Sartre sigue siendo, para Mario Vargas Llosa, un modelo del escritor que él mismo quiere ser: un agitador de la opinión de su época. (De derecha o de izquierda: esa ya es otra historia). Es la noción sartriana de compromiso lo que lo impulsa a escribir en cien periódicos y a hablar en todas partes: en el ¡Hola! como entrevistado de Isabel Preysler y en la sección de cartas del lector del Times de Londres, en el prestigioso Pen Club de Nueva York y en los desprestigiados coloquios sobre la democracia que organiza aquí y allá el reverendo Moon. Vargas Llosa quiere, sin cesar, expresar sus ideas. Más aún, que sus ideas sirvan para gobernar el mundo. No es él de los que creen, con Platón, que los poetas deben ser expulsados de una república bien ordenada. Por el contrario, piensa que deben mandar. Y por eso dedicó tantos días de reflexión, hace 4 años, a la asombrosa oferta que le hizo el entonces presidente de Perú, Fernando Belaúnde: hacerse cargo del Gobierno como Primer Ministro.
Rechazó la oferta entonces, pero la tentación del "compromiso" sigue intacta.
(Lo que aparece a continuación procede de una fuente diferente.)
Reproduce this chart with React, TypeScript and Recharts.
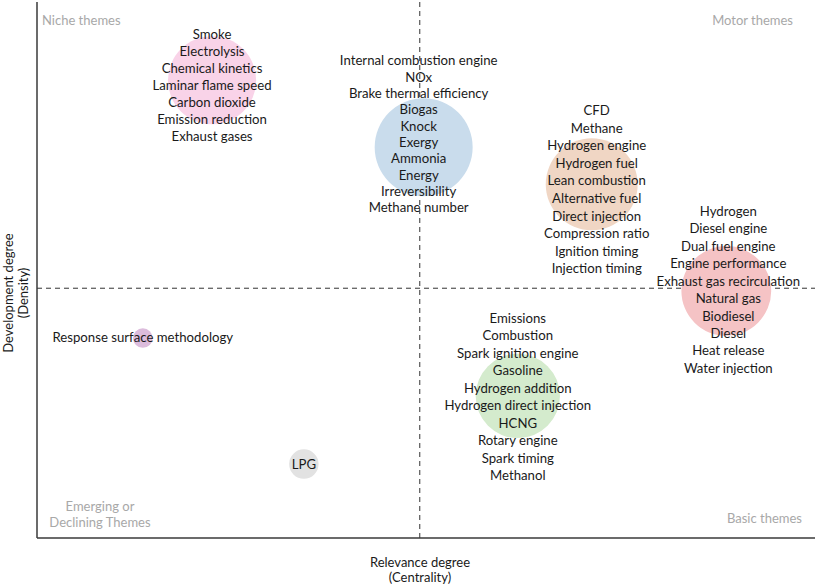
import React from "react";
import {
    ScatterChart,
    Scatter,
    XAxis,
    YAxis,
    ZAxis,
    ReferenceLine,
    Cell,
} from "recharts";

// theme clusters (bubble position = centrality / density, size = weight)
const themes = ["Niche", "Fuels", "Hydrogen", "Diesel", "Spark ignition", "RSM", "LPG"];
const centrality = [22.5, 49.7, 71.3, 88.6, 61.8, 13.6, 34.3];
const density = [85.4, 72.9, 66.0, 46.1, 26.5, 37.3, 13.8];
const weight = [81, 100, 88, 84, 74, 4, 9];

const nicheTerms = ["Smoke", "Electrolysis", "Chemical kinetics", "Laminar flame speed", "Carbon dioxide", "Emission reduction", "Exhaust gases"];
const fuelTerms = ["Internal combustion engine", "NOx", "Brake thermal efficiency", "Biogas", "Knock", "Exergy", "Ammonia", "Energy", "Irreversibility", "Methane number"];
const hydrogenTerms = ["CFD", "Methane", "Hydrogen engine", "Hydrogen fuel", "Lean combustion", "Alternative fuel", "Direct injection", "Compression ratio", "Ignition timing", "Injection timing"];
const dieselTerms = ["Hydrogen", "Diesel engine", "Dual fuel engine", "Engine performance", "Exhaust gas recirculation", "Natural gas", "Biodiesel", "Diesel", "Heat release", "Water injection"];
const sparkTerms = ["Emissions", "Combustion", "Spark ignition engine", "Gasoline", "Hydrogen addition", "Hydrogen direct injection", "HCNG", "Rotary engine", "Spark timing", "Methanol"];
const rsmTerms = ["Response surface methodology"];
const lpgTerms = ["LPG"];
const terms = [nicheTerms, fuelTerms, hydrogenTerms, dieselTerms, sparkTerms, rsmTerms, lpgTerms];

// quadrant split
const centralityMid = 49.2;
const densityMid = 46.6;
const DOMAIN: [number, number] = [0, 100];

const COLORS = ["#f9d3e8", "#c9dcec", "#f0d6c4", "#f5c3c5", "#d4ebcd", "#dcbcdc", "#e2e2e2"];
// text block offsets relative to bubble centre
const LABEL_LAYOUT = [
    { dx: 0, dy: 4.7, lh: 16.9 },
    { dx: -5, dy: -13.5, lh: 16.3 },
    { dx: 5, dy: 5, lh: 17.55 },
    { dx: 2, dy: -1.5, lh: 17.44 },
    { dx: 0, dy: 0.5, lh: 17.44 },
    { dx: 0, dy: -1, lh: 17 },
    { dx: 0, dy: 0, lh: 17 },
];

const FONT = "Lato, sans-serif";
const W = 817;
const H = 587;
const MARGIN = { top: 2, right: 2, bottom: 49, left: 37 };

const data = themes.map((name, i) => ({
    name,
    x: centrality[i],
    y: density[i],
    z: weight[i],
    i,
}));

function TermBlock(props: any) {
    const { cx, cy, payload } = props;
    const idx = payload.i;
    const list = terms[idx];
    const lay = LABEL_LAYOUT[idx];
    const start = cy + lay.dy - ((list.length - 1) / 2) * lay.lh;
    return (
        <g>
            {list.map((t, k) => (
                <text
                    key={t}
                    x={cx + lay.dx}
                    y={start + k * lay.lh}
                    textAnchor="middle"
                    dominantBaseline="central"
                    fontFamily={FONT}
                    fontSize={13.2}
                    fill="#1a1a1a"
                >
                    {t}
                </text>
            ))}
        </g>
    );
}

const quad: React.CSSProperties = {
    position: "absolute",
    fontFamily: FONT,
    fontSize: 13,
    color: "#a8a8a8",
    lineHeight: "16px",
};

const axisTitle: React.CSSProperties = {
    position: "absolute",
    fontFamily: FONT,
    fontSize: 13,
    color: "#1a1a1a",
    textAlign: "center",
    lineHeight: "15px",
};

const layer: React.CSSProperties = { position: "absolute", left: 0, top: 0 };

export default function App() {
    return (
        <div style={{ position: "absolute", left: 0, top: 0, width: W, height: H, background: "#fff" }}>
            {/* bottom layer: axes and dashed quadrant split */}
            <div style={layer}>
                <ScatterChart width={W} height={H} margin={MARGIN}>
                    <XAxis type="number" dataKey="x" domain={DOMAIN} hide />
                    <YAxis type="number" dataKey="y" domain={DOMAIN} hide />
                    <Scatter data={data} isAnimationActive={false} shape={() => null} />
                    <ReferenceLine x={centralityMid} stroke="#333" strokeDasharray="5 4" />
                    <ReferenceLine y={densityMid} stroke="#333" strokeDasharray="5 4" />
                    <ReferenceLine x={0} stroke="#3a3a3a" strokeWidth={1.5} />
                    <ReferenceLine y={0} stroke="#3a3a3a" strokeWidth={1.5} />
                </ScatterChart>
            </div>

            {/* top layer: bubbles and keyword lists */}
            <div style={layer}>
                <ScatterChart width={W} height={H} margin={MARGIN}>
                    <XAxis type="number" dataKey="x" domain={DOMAIN} hide />
                    <YAxis type="number" dataKey="y" domain={DOMAIN} hide />
                    <ZAxis type="number" dataKey="z" domain={[0, 100]} range={[0, 7540]} />
                    <Scatter data={data} isAnimationActive={false}>
                        {data.map((d, i) => (
                            <Cell key={d.name} fill={COLORS[i]} />
                        ))}
                    </Scatter>
                    <Scatter data={data} isAnimationActive={false} shape={(p: any) => <TermBlock {...p} />} />
                </ScatterChart>
            </div>

            <div style={{ ...quad, left: 42, top: 12 }}>Niche themes</div>
            <div style={{ ...quad, right: 24, top: 12 }}>Motor themes</div>
            <div style={{ ...quad, right: 15, top: 510 }}>Basic themes</div>
            <div style={{ ...quad, left: 30, width: 140, top: 498, textAlign: "center" }}>
                Emerging or
                <br />
                Declining Themes
            </div>

            <div style={{ ...axisTitle, left: 320, width: 200, top: 555 }}>
                Relevance degree
                <br />
                (Centrality)
            </div>
            <div
                style={{
                    ...axisTitle,
                    left: -84,
                    width: 200,
                    top: 278,
                    transform: "rotate(-90deg)",
                }}
            >
                Development degree
                <br />
                (Density)
            </div>
        </div>
    );
}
Pues por detrás de Sartre y más allá de él, el verdadero padre Primigenio es para Vargas Llosa un escritor que desde el punto de vista estrictamente literario parece muy alejado de sus preocupaciones y de sus intereses. No un Flaubert en su voluntad de estilo, ni un Balzac en la gula omnivora de su obra exhaustiva; aunque de Flaubert tenga el lado de "escribidor" compulsivo y a Balzac lo asemeje esa especie de insurrección subterránea de la realidad de la obra contra las ideas declaradas del autor.
Ese padre es Víctor Hugo. Es decir, el "escritor público" en todo el estruendo de la expresión, con estrenos escandalosos, batallas políticas tempestuosas y un entierro de ídolo nacional con el cadáver pasando por debajo del Arco del Triunfo.
Vargas Llosa no es el único escritor de su lengua que padece de este "síndrome de Víctor Hugo". Lo sufren casi todos -o al menos uno por país. Así podía verse en la lista de quienes figuraban, con él, como candidatos al premio Cervantes, antes de que lo obtuviera Carlos Fuentes (el cual es por ahora solamente un Víctor Hugo suplente, por decirlo así, mientras llega el entierro triunfal del Víctor Hugo mexicano en funciones, que es Octavio Paz). Esos candidatos eran los respectivos Víctor Hugos locales de los países de América Latina: Roa Bastos por Paraguay, Uslar Pietri por Venezuela, Germán Arciniegas por Colombia y por Nicaragua dos: Cardenal por el sandinismo y Cuadra por los "contras". De todos ellos, el más modesto ha sido por lo menos ministro de Educación o de Cultura. Y todos sueñan con el verdadero premio gordo, que no es ni el Cervantes ni el Nobel, sino la presidencia de su respectiva república. (Hasta Neruda soñó con ella, sólo Rómulo Gallegos la obtuvo).
Es ese síndrome víctorhuguiano el que, por lo general, acaba perdiendo para la literatura a los escritores latinoamericanos. Son incapaces -como recomendaba Pascal pensando en ellos- de quedarse tranquilos en una habitación.